Robertson faces six counts for his actions surrounding the attack on Capitol Hill, including obstructing an official proceeding, trespassing on restricted grounds and obstructing law enforcement.
Fracker told the jury that he had driven with Robertson and his neighbor to DC at Robertson’s behest and that Robertson had brought gas masks for each of them.
Fracker said the three men had crossed the barriers and seen police trying to stop rioters as they walked from the Stop the Steal rally to the Capitol that day. Before reaching the building, Fracker and Robertson became separated while walking up several flights of stairs outside, he testified.
“I walked through a door, looked around a little bit,” Fracker said. He said he “took video in the main lobby area” before looking for Robertson.

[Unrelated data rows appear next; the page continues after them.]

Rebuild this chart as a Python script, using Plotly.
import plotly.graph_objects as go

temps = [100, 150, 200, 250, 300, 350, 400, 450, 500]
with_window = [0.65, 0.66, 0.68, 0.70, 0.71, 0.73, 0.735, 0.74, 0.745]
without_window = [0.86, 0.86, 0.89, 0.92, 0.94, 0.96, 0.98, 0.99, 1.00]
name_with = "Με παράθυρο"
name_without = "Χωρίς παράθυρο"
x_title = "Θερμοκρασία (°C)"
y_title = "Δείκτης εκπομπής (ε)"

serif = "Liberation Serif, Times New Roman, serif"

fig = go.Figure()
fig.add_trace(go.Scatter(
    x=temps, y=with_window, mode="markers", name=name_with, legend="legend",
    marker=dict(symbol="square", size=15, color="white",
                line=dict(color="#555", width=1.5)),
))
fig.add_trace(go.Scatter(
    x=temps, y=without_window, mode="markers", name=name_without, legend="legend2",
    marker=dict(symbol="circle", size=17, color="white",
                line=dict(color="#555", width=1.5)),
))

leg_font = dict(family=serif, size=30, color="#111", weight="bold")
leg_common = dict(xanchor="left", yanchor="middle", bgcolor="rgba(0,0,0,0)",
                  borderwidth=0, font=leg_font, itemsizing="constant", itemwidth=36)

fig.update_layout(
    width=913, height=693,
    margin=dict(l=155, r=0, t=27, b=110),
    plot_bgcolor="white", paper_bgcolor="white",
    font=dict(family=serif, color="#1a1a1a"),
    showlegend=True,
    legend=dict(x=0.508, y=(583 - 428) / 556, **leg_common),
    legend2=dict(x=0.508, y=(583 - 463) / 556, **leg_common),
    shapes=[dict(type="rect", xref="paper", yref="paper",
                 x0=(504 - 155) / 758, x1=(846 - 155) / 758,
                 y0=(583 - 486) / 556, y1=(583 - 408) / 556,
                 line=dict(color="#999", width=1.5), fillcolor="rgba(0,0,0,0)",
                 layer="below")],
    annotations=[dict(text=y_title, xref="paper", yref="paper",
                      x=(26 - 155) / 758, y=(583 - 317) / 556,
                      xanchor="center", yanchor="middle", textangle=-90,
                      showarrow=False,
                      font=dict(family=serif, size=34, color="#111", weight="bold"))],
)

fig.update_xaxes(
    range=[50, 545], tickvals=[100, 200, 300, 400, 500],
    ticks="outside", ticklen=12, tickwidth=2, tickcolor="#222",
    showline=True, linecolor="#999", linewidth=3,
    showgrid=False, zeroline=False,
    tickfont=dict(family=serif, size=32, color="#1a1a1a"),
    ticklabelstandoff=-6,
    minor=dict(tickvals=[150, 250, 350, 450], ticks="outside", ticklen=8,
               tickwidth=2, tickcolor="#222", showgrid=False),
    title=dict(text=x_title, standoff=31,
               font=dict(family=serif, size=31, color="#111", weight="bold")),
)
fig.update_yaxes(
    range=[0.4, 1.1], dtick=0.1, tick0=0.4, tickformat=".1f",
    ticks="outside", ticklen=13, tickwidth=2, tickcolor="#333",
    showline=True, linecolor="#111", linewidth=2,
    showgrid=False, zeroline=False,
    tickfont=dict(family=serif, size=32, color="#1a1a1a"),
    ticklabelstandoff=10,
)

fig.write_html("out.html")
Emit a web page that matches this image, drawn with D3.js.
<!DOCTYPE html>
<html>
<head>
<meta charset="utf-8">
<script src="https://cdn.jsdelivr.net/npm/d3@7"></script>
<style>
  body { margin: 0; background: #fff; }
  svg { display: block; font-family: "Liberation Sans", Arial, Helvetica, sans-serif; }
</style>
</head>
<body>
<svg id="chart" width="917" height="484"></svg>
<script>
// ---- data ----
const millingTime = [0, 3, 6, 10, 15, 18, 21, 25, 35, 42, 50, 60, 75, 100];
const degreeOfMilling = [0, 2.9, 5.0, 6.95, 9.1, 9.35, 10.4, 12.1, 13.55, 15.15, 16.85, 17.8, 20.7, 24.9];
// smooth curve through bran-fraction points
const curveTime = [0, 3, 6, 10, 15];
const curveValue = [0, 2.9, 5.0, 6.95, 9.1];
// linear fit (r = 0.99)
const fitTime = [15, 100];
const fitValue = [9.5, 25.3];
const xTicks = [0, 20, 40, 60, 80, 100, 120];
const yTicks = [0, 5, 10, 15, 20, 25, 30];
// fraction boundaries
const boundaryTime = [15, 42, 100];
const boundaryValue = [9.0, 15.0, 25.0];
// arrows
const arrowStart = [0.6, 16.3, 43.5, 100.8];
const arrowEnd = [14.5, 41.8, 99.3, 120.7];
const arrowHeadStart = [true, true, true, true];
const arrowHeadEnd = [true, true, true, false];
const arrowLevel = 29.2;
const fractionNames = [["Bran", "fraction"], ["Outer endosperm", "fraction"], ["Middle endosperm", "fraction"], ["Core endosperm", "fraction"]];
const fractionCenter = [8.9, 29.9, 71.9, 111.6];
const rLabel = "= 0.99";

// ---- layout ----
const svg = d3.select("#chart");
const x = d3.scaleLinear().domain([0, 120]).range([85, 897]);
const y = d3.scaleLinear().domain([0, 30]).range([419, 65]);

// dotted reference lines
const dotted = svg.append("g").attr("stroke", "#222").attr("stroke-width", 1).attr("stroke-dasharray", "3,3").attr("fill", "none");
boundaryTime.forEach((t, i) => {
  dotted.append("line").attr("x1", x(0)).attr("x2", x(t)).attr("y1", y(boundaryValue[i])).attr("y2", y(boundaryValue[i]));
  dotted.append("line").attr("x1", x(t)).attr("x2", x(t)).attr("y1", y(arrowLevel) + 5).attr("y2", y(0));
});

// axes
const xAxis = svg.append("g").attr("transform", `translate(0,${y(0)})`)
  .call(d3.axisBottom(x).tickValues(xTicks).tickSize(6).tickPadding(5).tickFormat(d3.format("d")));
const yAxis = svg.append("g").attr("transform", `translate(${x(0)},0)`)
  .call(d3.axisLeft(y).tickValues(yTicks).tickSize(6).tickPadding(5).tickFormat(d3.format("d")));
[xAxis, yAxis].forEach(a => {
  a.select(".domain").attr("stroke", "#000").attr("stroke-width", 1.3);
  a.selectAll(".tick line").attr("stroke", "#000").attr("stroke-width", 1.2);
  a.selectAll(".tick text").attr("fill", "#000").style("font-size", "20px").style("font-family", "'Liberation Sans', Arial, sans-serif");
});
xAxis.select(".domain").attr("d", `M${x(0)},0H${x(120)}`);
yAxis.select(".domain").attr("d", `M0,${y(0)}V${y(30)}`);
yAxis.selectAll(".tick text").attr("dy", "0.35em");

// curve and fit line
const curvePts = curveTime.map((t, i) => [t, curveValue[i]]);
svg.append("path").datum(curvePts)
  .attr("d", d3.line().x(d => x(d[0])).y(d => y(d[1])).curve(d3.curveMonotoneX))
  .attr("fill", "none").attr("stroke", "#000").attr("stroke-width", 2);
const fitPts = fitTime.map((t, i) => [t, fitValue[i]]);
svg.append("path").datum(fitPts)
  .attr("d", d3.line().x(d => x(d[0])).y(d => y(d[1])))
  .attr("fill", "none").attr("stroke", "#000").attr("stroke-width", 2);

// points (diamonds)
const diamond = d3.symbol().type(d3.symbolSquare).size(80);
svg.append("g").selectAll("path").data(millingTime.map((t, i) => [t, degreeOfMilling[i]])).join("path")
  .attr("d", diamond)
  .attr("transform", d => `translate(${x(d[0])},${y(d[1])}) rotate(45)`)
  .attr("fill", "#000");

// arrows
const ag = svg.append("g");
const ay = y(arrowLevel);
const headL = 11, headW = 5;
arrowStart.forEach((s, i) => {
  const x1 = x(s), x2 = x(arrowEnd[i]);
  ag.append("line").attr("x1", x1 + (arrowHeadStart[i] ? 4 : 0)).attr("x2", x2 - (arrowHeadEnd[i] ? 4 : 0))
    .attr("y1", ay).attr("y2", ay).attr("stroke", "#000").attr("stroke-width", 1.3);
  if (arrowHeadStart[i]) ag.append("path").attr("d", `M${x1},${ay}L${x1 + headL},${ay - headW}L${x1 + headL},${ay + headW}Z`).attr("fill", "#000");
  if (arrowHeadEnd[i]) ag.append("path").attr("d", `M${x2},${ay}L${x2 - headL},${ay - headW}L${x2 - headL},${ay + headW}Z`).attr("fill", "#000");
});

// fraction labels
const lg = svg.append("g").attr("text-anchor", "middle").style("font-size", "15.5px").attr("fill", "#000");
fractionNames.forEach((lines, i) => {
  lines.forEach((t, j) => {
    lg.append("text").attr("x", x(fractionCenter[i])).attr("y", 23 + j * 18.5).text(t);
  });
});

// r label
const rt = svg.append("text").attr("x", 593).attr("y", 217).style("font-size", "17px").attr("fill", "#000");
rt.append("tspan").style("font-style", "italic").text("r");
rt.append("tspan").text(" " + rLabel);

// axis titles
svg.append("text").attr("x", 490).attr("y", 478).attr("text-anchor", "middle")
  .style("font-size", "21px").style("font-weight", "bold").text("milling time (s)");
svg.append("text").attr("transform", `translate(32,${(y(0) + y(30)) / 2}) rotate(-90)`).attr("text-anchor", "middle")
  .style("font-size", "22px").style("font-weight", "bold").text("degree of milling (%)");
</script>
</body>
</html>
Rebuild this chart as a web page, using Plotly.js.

When he was inside, Fracker testified that he was “full of adrenaline” and thought “if we could make a big enough fuss, the government would listen” and nullify the election results.
After reconvening inside the Capitol, Fracker and Robertson took a photo together as “kind of a check-in photo for one of our friends,” Fracker said. The two joined a crowd, singing and cheering in the Capitol Crypt, and started to leave when officers arrived and ordered them out, Fracker testified.
According to Fracker, on the car ride back to Rocky Mount, the couple discussed the subject of an upcoming civil war.
After being contacted by the FBI and told to turn himself in, Fracker drove to Robertson’s house and gave Robertson his phone. “He was terrified by the videos and the images in it,” Fracker testified. Robertson put the phones in an ammunition can and told Fracker something like “problem solved,” according to Fracker.
He also testified that Robertson had paid him a lump sum of $30,000 but did not specify what the payment was for.
Two DC police officers also testified Wednesday, telling jurors how they had been called in as reinforcements for the police protecting the Capitol and had to fight their way through the crowd of rioters, who attacked them with items such as cement, rocks, chemical spray and sticks
One officer, Noah Duckett, testified that he and another officer had been struck by a man holding a stick, whom the prosecution claimed was Robertson, as they tried to pass.
“We literally have no choice but to stick together,” Duckett said of his unit of 25 to 30 police officers. “They have the numbers, they (had) the advantage.”
The trial will continue Thursday, with more testimony from Fracker and DC police officers expected.